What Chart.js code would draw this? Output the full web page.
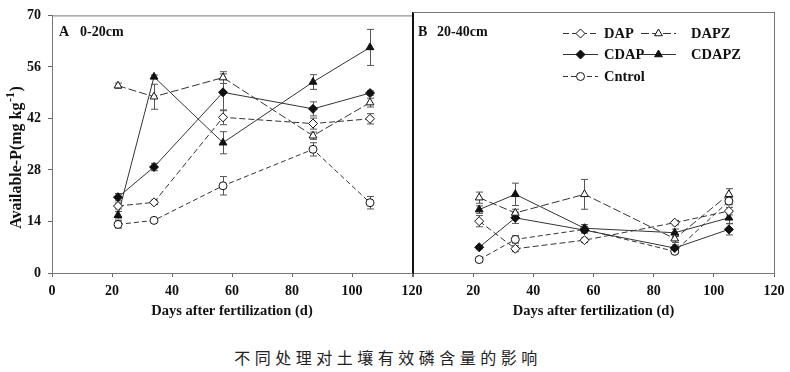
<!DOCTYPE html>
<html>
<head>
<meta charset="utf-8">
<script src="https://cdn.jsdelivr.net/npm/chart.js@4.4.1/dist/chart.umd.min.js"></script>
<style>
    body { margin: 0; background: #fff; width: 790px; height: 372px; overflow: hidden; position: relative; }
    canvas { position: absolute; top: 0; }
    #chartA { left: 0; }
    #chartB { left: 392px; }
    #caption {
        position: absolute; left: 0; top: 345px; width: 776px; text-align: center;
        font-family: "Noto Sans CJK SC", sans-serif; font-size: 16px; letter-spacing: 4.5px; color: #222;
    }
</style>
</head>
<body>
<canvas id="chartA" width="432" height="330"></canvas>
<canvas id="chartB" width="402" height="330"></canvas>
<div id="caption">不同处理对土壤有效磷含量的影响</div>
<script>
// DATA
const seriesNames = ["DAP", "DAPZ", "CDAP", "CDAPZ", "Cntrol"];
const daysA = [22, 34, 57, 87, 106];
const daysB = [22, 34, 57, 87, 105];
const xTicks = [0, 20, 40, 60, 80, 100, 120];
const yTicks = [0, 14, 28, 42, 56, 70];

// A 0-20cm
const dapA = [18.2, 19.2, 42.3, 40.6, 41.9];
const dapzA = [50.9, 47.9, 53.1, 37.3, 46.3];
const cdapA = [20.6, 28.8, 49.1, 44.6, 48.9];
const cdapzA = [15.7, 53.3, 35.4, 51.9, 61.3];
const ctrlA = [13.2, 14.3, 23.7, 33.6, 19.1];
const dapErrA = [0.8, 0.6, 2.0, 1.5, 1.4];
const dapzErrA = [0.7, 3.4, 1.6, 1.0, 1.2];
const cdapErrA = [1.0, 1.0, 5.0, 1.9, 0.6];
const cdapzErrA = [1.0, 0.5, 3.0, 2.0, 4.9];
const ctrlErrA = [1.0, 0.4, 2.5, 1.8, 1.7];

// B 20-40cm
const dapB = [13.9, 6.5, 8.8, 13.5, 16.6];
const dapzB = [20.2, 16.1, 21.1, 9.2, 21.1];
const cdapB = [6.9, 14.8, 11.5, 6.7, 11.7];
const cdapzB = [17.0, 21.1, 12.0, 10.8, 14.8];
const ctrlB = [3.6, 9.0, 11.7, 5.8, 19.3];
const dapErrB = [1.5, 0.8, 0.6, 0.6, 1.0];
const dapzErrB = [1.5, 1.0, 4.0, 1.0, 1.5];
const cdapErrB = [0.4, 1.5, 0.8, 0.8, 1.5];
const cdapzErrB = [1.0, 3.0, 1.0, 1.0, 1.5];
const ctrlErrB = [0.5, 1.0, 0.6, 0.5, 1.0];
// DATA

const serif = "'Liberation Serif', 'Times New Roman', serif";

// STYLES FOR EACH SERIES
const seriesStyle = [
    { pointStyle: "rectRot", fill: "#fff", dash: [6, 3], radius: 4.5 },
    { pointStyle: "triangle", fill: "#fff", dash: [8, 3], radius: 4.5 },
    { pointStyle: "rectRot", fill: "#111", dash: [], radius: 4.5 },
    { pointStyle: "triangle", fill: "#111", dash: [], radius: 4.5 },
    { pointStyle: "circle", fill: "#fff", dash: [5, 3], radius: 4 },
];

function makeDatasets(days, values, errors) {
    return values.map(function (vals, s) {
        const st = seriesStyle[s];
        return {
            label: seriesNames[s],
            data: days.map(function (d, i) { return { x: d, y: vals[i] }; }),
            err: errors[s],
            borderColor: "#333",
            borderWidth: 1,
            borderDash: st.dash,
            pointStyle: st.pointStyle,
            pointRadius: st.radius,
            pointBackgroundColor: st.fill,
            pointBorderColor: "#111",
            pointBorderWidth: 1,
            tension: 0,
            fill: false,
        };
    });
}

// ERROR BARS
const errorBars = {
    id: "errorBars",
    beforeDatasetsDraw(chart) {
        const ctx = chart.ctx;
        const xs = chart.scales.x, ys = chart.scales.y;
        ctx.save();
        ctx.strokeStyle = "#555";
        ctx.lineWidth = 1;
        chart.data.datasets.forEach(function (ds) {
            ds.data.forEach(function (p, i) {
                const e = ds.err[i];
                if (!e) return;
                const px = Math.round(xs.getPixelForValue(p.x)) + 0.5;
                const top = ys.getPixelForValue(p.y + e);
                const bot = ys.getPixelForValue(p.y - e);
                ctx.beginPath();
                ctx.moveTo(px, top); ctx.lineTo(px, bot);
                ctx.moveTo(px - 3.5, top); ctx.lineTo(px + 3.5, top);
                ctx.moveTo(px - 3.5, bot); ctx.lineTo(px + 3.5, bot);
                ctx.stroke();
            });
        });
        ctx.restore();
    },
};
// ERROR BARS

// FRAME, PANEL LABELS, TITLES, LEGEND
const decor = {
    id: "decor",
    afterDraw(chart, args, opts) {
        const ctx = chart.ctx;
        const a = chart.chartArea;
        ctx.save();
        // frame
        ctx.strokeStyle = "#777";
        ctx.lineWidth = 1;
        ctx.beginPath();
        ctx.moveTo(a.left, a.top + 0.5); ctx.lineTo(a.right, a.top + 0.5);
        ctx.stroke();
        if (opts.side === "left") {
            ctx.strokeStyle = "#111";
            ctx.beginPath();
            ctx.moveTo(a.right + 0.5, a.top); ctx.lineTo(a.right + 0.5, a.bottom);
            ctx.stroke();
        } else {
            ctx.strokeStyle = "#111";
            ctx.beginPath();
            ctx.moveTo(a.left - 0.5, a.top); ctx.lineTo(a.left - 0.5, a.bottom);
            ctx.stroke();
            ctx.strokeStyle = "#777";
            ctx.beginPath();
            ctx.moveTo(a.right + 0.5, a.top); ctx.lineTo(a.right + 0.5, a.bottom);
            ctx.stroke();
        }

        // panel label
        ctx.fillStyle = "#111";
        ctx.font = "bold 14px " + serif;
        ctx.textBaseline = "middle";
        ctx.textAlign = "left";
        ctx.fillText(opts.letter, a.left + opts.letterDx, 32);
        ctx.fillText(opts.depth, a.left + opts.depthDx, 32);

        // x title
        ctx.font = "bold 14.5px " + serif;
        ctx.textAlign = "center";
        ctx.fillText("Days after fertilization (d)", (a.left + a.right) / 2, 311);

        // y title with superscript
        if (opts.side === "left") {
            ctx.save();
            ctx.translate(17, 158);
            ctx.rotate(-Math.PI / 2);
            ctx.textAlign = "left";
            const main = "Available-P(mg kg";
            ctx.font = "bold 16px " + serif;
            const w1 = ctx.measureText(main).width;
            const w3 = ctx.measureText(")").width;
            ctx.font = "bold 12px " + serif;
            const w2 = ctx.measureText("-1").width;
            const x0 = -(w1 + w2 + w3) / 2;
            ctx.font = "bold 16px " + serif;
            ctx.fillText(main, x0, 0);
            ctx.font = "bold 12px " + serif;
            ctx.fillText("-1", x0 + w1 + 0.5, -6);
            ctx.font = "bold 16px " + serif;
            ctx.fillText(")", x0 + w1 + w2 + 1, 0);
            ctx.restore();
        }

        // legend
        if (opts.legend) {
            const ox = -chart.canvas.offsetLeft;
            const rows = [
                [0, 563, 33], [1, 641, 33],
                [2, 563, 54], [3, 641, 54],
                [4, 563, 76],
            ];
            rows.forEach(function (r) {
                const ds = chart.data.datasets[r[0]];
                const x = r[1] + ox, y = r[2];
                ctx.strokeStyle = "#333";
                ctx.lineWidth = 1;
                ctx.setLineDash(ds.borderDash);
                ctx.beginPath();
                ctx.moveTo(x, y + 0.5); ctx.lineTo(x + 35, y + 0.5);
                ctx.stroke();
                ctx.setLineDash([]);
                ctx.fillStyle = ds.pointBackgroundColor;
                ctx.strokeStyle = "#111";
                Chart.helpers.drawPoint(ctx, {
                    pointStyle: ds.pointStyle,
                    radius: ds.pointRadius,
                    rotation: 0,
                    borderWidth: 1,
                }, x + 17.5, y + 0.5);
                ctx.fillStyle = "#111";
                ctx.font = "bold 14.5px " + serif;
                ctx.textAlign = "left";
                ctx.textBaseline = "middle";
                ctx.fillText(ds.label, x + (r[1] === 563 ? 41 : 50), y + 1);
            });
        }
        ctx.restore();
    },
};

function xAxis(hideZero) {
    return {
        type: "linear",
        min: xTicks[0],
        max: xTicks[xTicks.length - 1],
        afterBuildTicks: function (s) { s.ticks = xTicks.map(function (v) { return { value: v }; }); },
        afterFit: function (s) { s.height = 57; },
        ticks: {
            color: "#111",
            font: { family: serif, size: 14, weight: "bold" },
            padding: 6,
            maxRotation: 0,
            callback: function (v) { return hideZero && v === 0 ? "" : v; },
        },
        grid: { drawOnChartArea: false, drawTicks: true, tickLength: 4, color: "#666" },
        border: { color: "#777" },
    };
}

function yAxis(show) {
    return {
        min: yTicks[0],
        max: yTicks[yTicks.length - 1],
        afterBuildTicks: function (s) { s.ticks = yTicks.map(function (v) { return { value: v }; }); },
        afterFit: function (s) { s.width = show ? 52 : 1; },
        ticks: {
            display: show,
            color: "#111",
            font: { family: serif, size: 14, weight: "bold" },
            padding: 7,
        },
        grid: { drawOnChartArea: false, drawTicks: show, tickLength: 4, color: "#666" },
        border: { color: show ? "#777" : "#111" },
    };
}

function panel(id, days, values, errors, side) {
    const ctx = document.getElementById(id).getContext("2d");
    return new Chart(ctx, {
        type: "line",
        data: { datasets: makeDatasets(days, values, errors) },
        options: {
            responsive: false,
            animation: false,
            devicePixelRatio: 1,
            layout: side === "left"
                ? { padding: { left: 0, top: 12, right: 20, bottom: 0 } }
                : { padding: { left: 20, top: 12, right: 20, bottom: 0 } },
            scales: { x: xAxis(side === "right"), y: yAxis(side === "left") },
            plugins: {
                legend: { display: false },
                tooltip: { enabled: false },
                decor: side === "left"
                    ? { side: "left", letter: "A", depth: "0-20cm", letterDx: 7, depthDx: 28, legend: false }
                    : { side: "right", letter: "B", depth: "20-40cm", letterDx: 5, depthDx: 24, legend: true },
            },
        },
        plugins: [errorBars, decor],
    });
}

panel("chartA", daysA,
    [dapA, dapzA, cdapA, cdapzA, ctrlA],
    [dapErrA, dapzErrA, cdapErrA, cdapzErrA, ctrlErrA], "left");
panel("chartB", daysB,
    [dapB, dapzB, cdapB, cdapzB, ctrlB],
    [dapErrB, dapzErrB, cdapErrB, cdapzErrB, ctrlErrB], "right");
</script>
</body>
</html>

■ DIRECTIONS FOR THIS TASK:
With the pictures left out, restate word for word every line of the data above, from the first down to the line that contains "const yTicks = [0, 14, 28, 42, 56, 70];".

■ RESPONSE FOR THIS EXERCISE:
What Chart.js code would draw this? Output the full web page.
<!DOCTYPE html>
<html>
<head>
<meta charset="utf-8">
<script src="https://cdn.jsdelivr.net/npm/chart.js@4.4.1/dist/chart.umd.min.js"></script>
<style>
    body { margin: 0; background: #fff; width: 790px; height: 372px; overflow: hidden; position: relative; }
    canvas { position: absolute; top: 0; }
    #chartA { left: 0; }
    #chartB { left: 392px; }
    #caption {
        position: absolute; left: 0; top: 345px; width: 776px; text-align: center;
        font-family: "Noto Sans CJK SC", sans-serif; font-size: 16px; letter-spacing: 4.5px; color: #222;
    }
</style>
</head>
<body>
<canvas id="chartA" width="432" height="330"></canvas>
<canvas id="chartB" width="402" height="330"></canvas>
<div id="caption">不同处理对土壤有效磷含量的影响</div>
<script>
// DATA
const seriesNames = ["DAP", "DAPZ", "CDAP", "CDAPZ", "Cntrol"];
const daysA = [22, 34, 57, 87, 106];
const daysB = [22, 34, 57, 87, 105];
const xTicks = [0, 20, 40, 60, 80, 100, 120];
const yTicks = [0, 14, 28, 42, 56, 70];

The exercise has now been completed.